ANZ’s institutional bank boss Mark Whelan was handed just $595,000 in the wake of the markets scandal, with his bonus slashed by 60 per cent.
Mr Whelan, who has oversight of the ANZ’s markets business, banked a $1.46m bonus last year.
On average ANZ executives’ bonuses were docked 29 per cent due to problems in the markets business.
Detailing its response to the scandal, ANZ’s board revealed it had established a subcommittee to deal with the markets business, led by chairman Paul O’Sullivan.
ANZ revealed the board “spent considerable time deliberating remuneration outcomes for the CEO and disclosed executives, taking into consideration the findings from the accountability reviews, and the fact that the executive committee have collective accountability for the performance of the bank”.
The bank revealed it had reduced its “risk modifier”, slashing the outcome of the group scorecard and affected variable remuneration for all staff.

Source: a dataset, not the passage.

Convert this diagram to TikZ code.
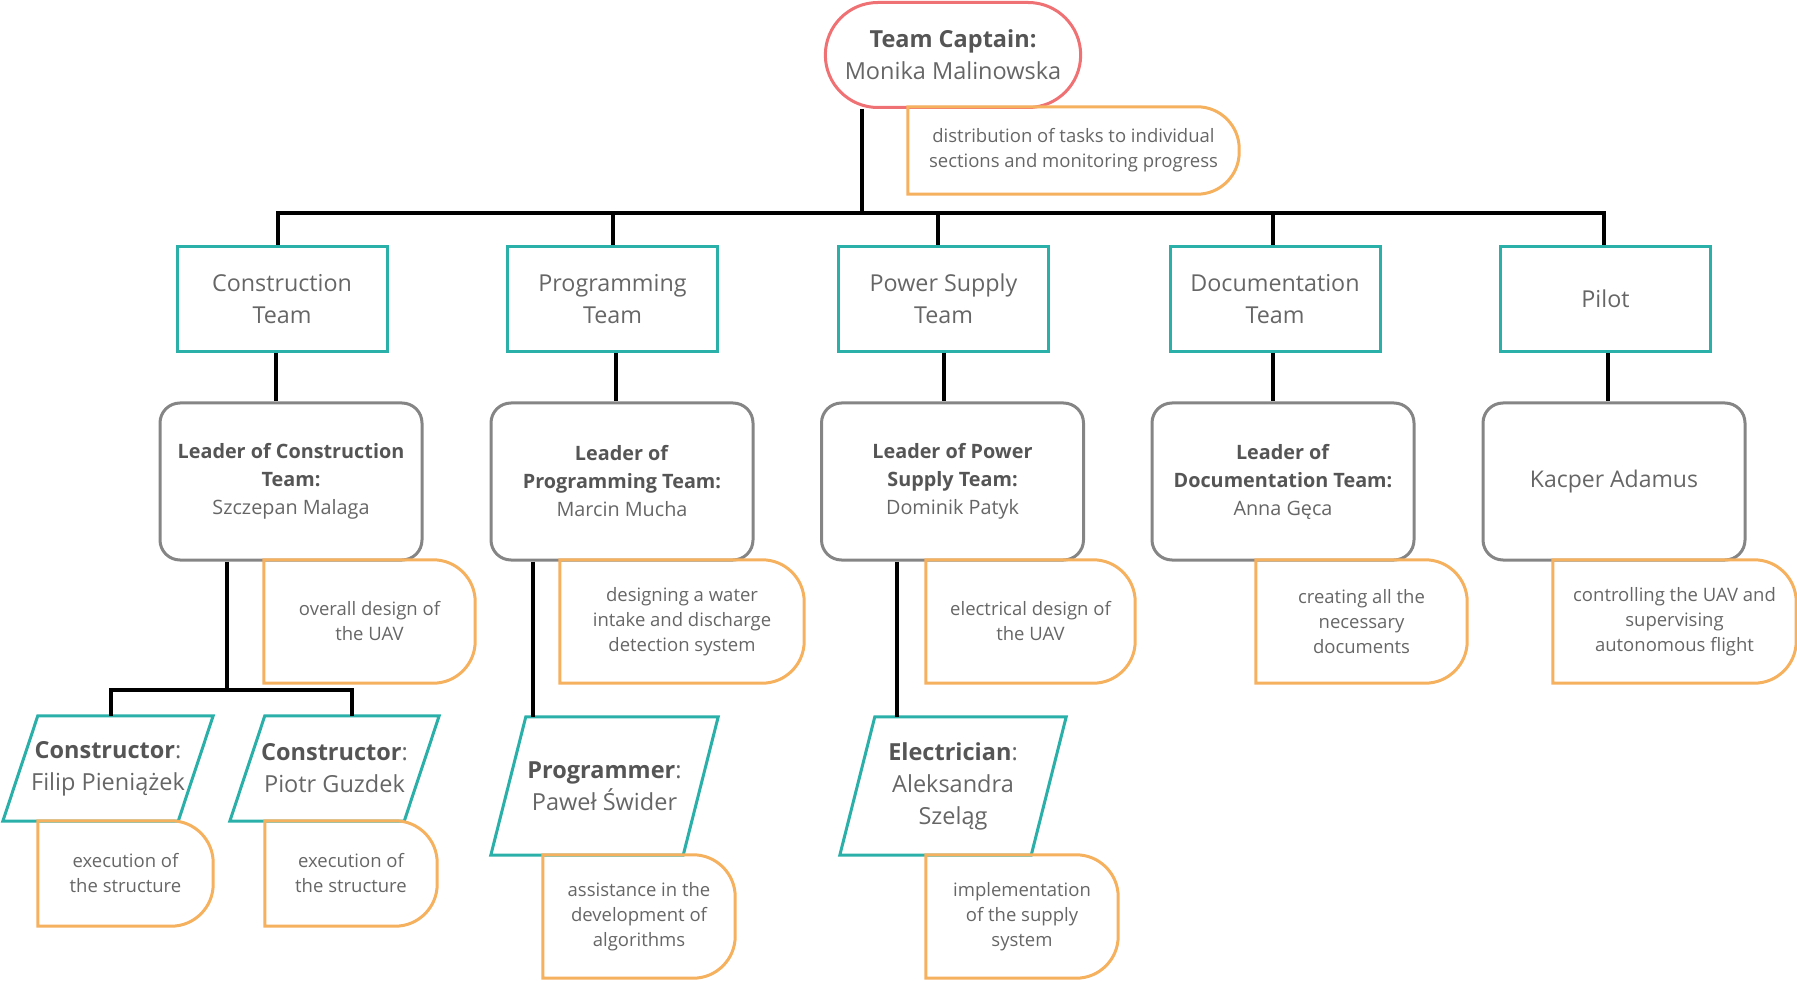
\documentclass[tikz,border=0pt]{standalone}
\usepackage{fontspec}
\setmainfont{Open Sans}
\usetikzlibrary{shapes.misc}
\usetikzlibrary{positioning}
\definecolor{captainred}{HTML}{F07173}
\definecolor{teamteal}{HTML}{2AAFA9}
\definecolor{taskorange}{HTML}{F6B15F}
\definecolor{leadgray}{HTML}{858585}
\definecolor{txtgray}{HTML}{666666}
\definecolor{boldgray}{HTML}{555555}

\begin{document}
\begin{tikzpicture}
    [   x = 1pt, y = -1pt
    ,   link/.style = {line width = 4pt, line join = miter}
    ,   captain/.style =
        {   rounded rectangle, draw = captainred, line width = 3pt
        ,   minimum width = 262pt, minimum height = 105pt
        ,   align = center, text = txtgray, font = \fontsize{23.5}{32}\selectfont
        }
    ,   team/.style =
        {   rectangle, draw = teamteal, line width = 3pt
        ,   minimum width = 210pt, minimum height = 105pt
        ,   align = center, text = txtgray, font = \fontsize{23.3}{32}\selectfont
        }
    ,   leader/.style =
        {   rectangle, rounded corners = 20pt, draw = leadgray, line width = 3pt
        ,   minimum width = 262pt, minimum height = 157pt
        ,   align = center, text = txtgray, font = \fontsize{19.8}{28}\selectfont
        }
    ,   worker/.style =
        {   rectangle, inner sep = 0pt
        ,   align = center, text = txtgray, font = \fontsize{23.5}{32}\selectfont
        ,   append after command =
            {   \pgfextra
                {   \draw[teamteal, line width = 3pt]
                    (\tikzlastnode.south west) -- ([xshift=35pt]\tikzlastnode.north west)
                    -- (\tikzlastnode.north east) -- ([xshift=-35pt]\tikzlastnode.south east)
                    -- cycle;
                }
            }
        }
    ,   task/.style =
        {   rectangle, inner sep = 0pt
        ,   align = center, text = txtgray, font = \fontsize{18.5}{25}\selectfont
        ,   append after command =
            {   \pgfextra
                {   \draw[taskorange, line width = 3pt]
                    (\tikzlastnode.south west) -- (\tikzlastnode.north west)
                    -- ([xshift=-42pt]\tikzlastnode.north east)
                    arc [start angle = 90, end angle = 0, radius = 42pt]
                    -- ([yshift=42pt]\tikzlastnode.south east)
                    arc [start angle = 0, end angle = -90, radius = 42pt]
                    -- cycle;
                }
            }
        }
    ]
    \useasboundingbox (0,0) rectangle (1797,981);

    \node[captain] (captain) at (953,55)
    {\textcolor{boldgray}{\textbf{Team Captain:}}\\Monika Malinowska};
    \node[task, minimum width = 331pt, minimum height = 87pt] (captaintask) at (1073.5,150.5)
    {distribution of tasks to individual\\sections and monitoring progress};

    \node[team] (construction) at (282,299) {Construction\\Team};
    \node[team] (programming) at (612.5,299) {Programming\\Team};
    \node[team] (power) at (943.5,299) {Power Supply\\Team};
    \node[team] (documentation) at (1275,299) {Documentation\\Team};
    \node[team] (pilot) at (1605.5,299) {Pilot};

    \node[leader] (constructionlead) at (291,481.5)
    {\textcolor{boldgray}{\textbf{Leader of Construction}}\\\textcolor{boldgray}{\textbf{Team:}}\\Szczepan Malaga};
    \node[leader] (programminglead) at (622,481.5)
    {\textcolor{boldgray}{\textbf{Leader of}}\\\textcolor{boldgray}{\textbf{Programming Team:}}\\Marcin Mucha};
    \node[leader] (powerlead) at (952.5,481.5)
    {\textcolor{boldgray}{\textbf{Leader of Power}}\\\textcolor{boldgray}{\textbf{Supply Team:}}\\Dominik Patyk};
    \node[leader] (documentationlead) at (1283,481.5)
    {\textcolor{boldgray}{\textbf{Leader of}}\\\textcolor{boldgray}{\textbf{Documentation Team:}}\\Anna Gęca};
    \node[leader, font = \fontsize{23}{28}\selectfont] (pilotlead) at (1614,481.5) {Kacper Adamus};

    \node[task, minimum width = 211pt, minimum height = 123pt] (constructiontask) at (369.5,621.5)
    {overall design of\\the UAV};
    \node[task, minimum width = 244pt, minimum height = 123pt] (programmingtask) at (682,621.5)
    {designing a water\\intake and discharge\\detection system};
    \node[task, minimum width = 209pt, minimum height = 123pt] (powertask) at (1030.5,621.5)
    {electrical design of\\the UAV};
    \node[task, minimum width = 211pt, minimum height = 123pt] (documentationtask) at (1361.5,621.5)
    {creating all the\\necessary\\documents};
    \node[task, minimum width = 243pt, minimum height = 123pt] (pilottask) at (1674.5,621.5)
    {controlling the UAV and\\supervising\\autonomous flight};

    \node[worker, minimum width = 210pt, minimum height = 105pt] (constructora) at (108,768.5)
    {\textcolor{boldgray}{\textbf{Constructor}}:\\Filip Pieniążek};
    \node[worker, minimum width = 209pt, minimum height = 105pt] (constructorb) at (334.5,768.5)
    {\textcolor{boldgray}{\textbf{Constructor}}:\\Piotr Guzdek};
    \node[worker, minimum width = 227pt, minimum height = 138pt] (programmer) at (604.5,786)
    {\textcolor{boldgray}{\textbf{Programmer}}:\\Paweł Świder};
    \node[worker, minimum width = 226pt, minimum height = 138pt] (electrician) at (953,786)
    {\textcolor{boldgray}{\textbf{Electrician}}:\\Aleksandra\\Szeląg};

    \node[task, minimum width = 175pt, minimum height = 105pt] (constructoratask) at (125.5,873.5)
    {execution of\\the structure};
    \node[task, minimum width = 172pt, minimum height = 105pt] (constructorbtask) at (351,873.5)
    {execution of\\the structure};
    \node[task, minimum width = 192pt, minimum height = 123pt] (programmertask) at (639,916.5)
    {assistance in the\\development of\\algorithms};
    \node[task, minimum width = 192pt, minimum height = 123pt] (electriciantask) at (1022,916.5)
    {implementation\\of the supply\\system};

    \coordinate (bus) at (862,213);
    \draw[link] (bus |- captain.south) -- (bus);
    \draw[link] ([xshift=-4pt]construction.north) |- (bus) -| ([xshift=-2pt]pilot.north);
    \draw[link] (programming.north) -- (programming.north |- bus);
    \draw[link] ([xshift=-6pt]power.north) -- ([xshift=-6pt]power.north |- bus);
    \draw[link] ([xshift=-2pt]documentation.north) -- ([xshift=-2pt]documentation.north |- bus);

    \draw[link] ([xshift=-6pt]construction.south) -- ([xshift=-6pt]construction.south |- constructionlead.north);
    \draw[link] ([xshift=3pt]programming.south) -- ([xshift=3pt]programming.south |- programminglead.north);
    \draw[link] (power.south) -- (power.south |- powerlead.north);
    \draw[link] ([xshift=-2pt]documentation.south) -- ([xshift=-2pt]documentation.south |- documentationlead.north);
    \draw[link] ([xshift=2pt]pilot.south) -- ([xshift=2pt]pilot.south |- pilotlead.north);

    \coordinate (split) at (227,690);
    \draw[link] (split |- constructionlead.south) -- (split);
    \draw[link] ([xshift=3pt]constructora.north) |- (split) -| ([xshift=17.5pt]constructorb.north);

    \coordinate (programmerdrop) at ([xshift=42pt]programmer.north west);
    \draw[link] (programmerdrop |- programminglead.south) -- (programmerdrop);
    \coordinate (electriciandrop) at ([xshift=57pt]electrician.north west);
    \draw[link] (electriciandrop |- powerlead.south) -- (electriciandrop);
\end{tikzpicture}
\end{document}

ANZ also reduced short term vesting rights for the bank’s executive committee and 2025 long-term variable remuneration restricted rights, set to be granted in November and December.
Incentives were docked even further for executives with oversight of the markets division and its non-financial risk matters.
But ANZ decided to grant 90 per cent of the long-term vesting rights to executives for 2025, noting that although the bank did not meet its risk measures, almost all the $3.2m in rights could be awarded.
ANZ’s board warned “as investigations into the matters above are ongoing, the board view is that there is sufficient deferred remuneration on-foot to apply downward adjustment should further information come to light that justifies the application of additional consequences”.
The Australian Prudential Regulation Authority has ordered ANZ to bring in external consultants from Oliver Wyman to examine the bank’s markets business, in the wake of handing ANZ a $250m capital penalty.
Mr Elliott said this review was global and would not be confined to the Sydney dealing room.
He told The Australian ANZ New Zealand general counsel David Bricklebank was assisting the bank’s review, noting the lawyer “has the right set of skills and capability”.
As revealed in The Australian, Mr Elliott spent 13 and a half minutes apologising to the Australian Office of Financial Management over an ill-fated $14bn bond placement, for which the bank was risk manager.
Mr Elliott told media the bond trading issue was “very serious”, noting he had “never diminished the seriousness of it”.
ANZ’s annual report showed the bank examined 1400 employees in the year for alleged breaches of its code of conduct.
Of these, 488 cases saw staff face formal consequences or depart the bank.
This included 188 staff found to have engaged in unacceptable behaviour as well as a further 27 found to have committed fraud or theft.
ANZ revealed 88 staff were terminated in the period, while another 94 left the bank in response to findings against them.